İktidar ve destekçilerinin eyleme yönelik saldırganlığı da tam burada. KHK ve akademinin niteliksizleşmesi sürecinden görece daha az etkilenen bu okullar, “kendilerine verilenle yetinmedikleri” için, iktidarın muazzam gücüne rağmen hala biat etmediği için, hala ellerindeki medya gücüne rağmen kendilerine böyle bir meşruiyet yaratamadıkları için daha da saldırganlaşıyorlar. Ancak burada görev, bu eylemleri ve rektörlük seçimleri gibi talepleri bir üniversite hak ediyormuş gibi değil, tüm ülkenin demokratikleşme ve barış talebi olarak dönüştürmek.

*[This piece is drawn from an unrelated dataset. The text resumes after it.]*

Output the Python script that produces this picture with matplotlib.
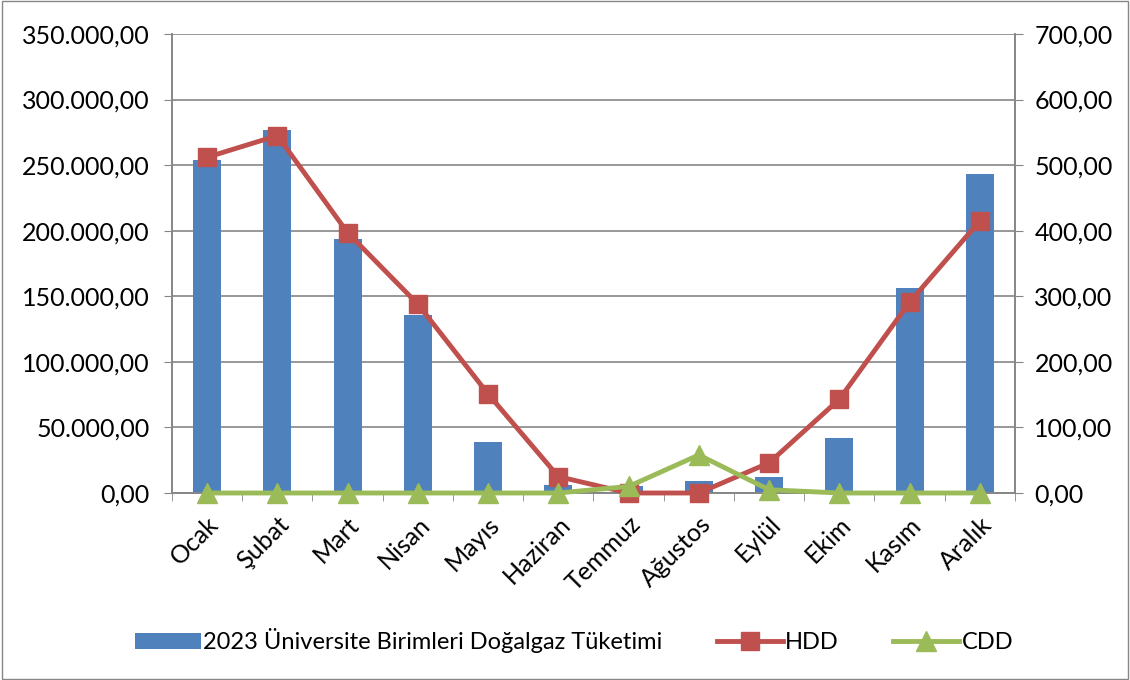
import matplotlib.pyplot as plt
from matplotlib.ticker import FuncFormatter
import numpy as np

plt.rcParams['font.family'] = ['Lato', 'DejaVu Sans']

months = ["Ocak", "Şubat", "Mart", "Nisan", "Mayıs", "Haziran",
          "Temmuz", "Ağustos", "Eylül", "Ekim", "Kasım", "Aralık"]
gas = [254000, 277000, 194000, 136000, 39000, 6000,
       5000, 9500, 12500, 42000, 156000, 243000]
hdd = [512, 545, 397, 288, 151, 25, 0, 0, 46, 143, 291, 415]
cdd = [0, 0, 0, 0, 0, 0, 10, 58, 5, 0, 0, 0]

GRID = "#868686"


def tr_fmt(v, _pos):
    s = f"{v:,.2f}"
    return s.replace(",", "X").replace(".", ",").replace("X", ".")


fig = plt.figure(figsize=(11.3, 6.8), dpi=100)
ax = fig.add_axes([0.1522, 0.275, 0.746, 0.675])
ax2 = ax.twinx()

x = np.arange(len(months))
bars = ax.bar(x, gas, width=0.4, color="#4F81BD", zorder=2,
              label="2023 Üniversite Birimleri Doğalgaz Tüketimi")
l1, = ax2.plot(x, hdd, color="#C0504D", lw=3.5, marker="s", ms=13,
               label="HDD", zorder=3, clip_on=False)
l2, = ax2.plot(x, cdd, color="#9BBB59", lw=3.5, marker="^", ms=15,
               label="CDD", zorder=4, clip_on=False)

ax.set_xlim(-0.5, 11.5)
ax.set_ylim(0, 350000)
ax.set_yticks(np.arange(0, 350001, 50000))
ax2.set_ylim(0, 700)
ax2.set_yticks(np.arange(0, 701, 100))
ax.yaxis.set_major_formatter(FuncFormatter(tr_fmt))
ax2.yaxis.set_major_formatter(FuncFormatter(tr_fmt))

ax.grid(axis="y", color=GRID, lw=1.2, zorder=0)
ax.set_axisbelow(True)

ax.set_xticks(x)
ax.set_xticklabels(months, rotation=45, ha="right", rotation_mode="anchor",
                   fontsize=18)
ax.set_xticks(np.arange(-0.5, 12, 1), minor=True)
ax.tick_params(axis="x", which="major", length=0, pad=14)
ax.tick_params(axis="x", which="minor", length=6, color=GRID, direction="out")
ax.tick_params(axis="y", labelsize=18, length=6, color=GRID, pad=10)
ax2.tick_params(axis="y", labelsize=18, length=6, color=GRID, pad=8)

for a in (ax, ax2):
    a.spines["top"].set_visible(False)
    for s in ("left", "right", "bottom"):
        a.spines[s].set_color(GRID)
        a.spines[s].set_linewidth(1.2)

fig.legend(handles=[bars, l1, l2], loc="center", bbox_to_anchor=(0.508, 0.058),
           ncol=3, frameon=False, fontsize=17, handlelength=2.8,
           columnspacing=2.3, handletextpad=0.1)

fig.patches.append(plt.Rectangle((0.002, 0.002), 0.996, 0.996,
                                 transform=fig.transFigure, fill=False,
                                 edgecolor=GRID, lw=1))

fig.savefig("out.png", dpi=100)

Tarihe tanıklık etmekten bitap düştüğümüz bu günlerde dünyanın her yerinden aynı cümleler geliyor artık: Trump, Bolsonaro, Orban, Modi, Erdoğan ve diğer otoriter yönetim meraklısı liderlerin söylemiyle kendine alan bulan sağın 'yeni faşizm' olduğu ortada. Irkçılığı ve faşizmi savunan mizojinik ve homofobik görüşleri siyaset sahnesinde ‘demokrasi ve farklı görüşlere hoşgörü’ diyerek yaygınlaşmasına izin verildiğinde demokrasiyi ortadan kaldırma girişimleri kaçınılmaz hale geliyor. Aynı yöntemlerle, aynı tipolojilerin insanlarından oluşan devlet yönetimini belirlediği; sermaye birikiminin yıkım ve talan ile dönen çarklarını pervasızlaştırdığı dünyanın hakikati. Luxemburg ile sembolize olmuş “Ya sosyalizm ya barbarlık” sloganını hatırlatalım: Yıkım karşısında hayatı savunmak, öfke karşısında umudu örgütlemek için.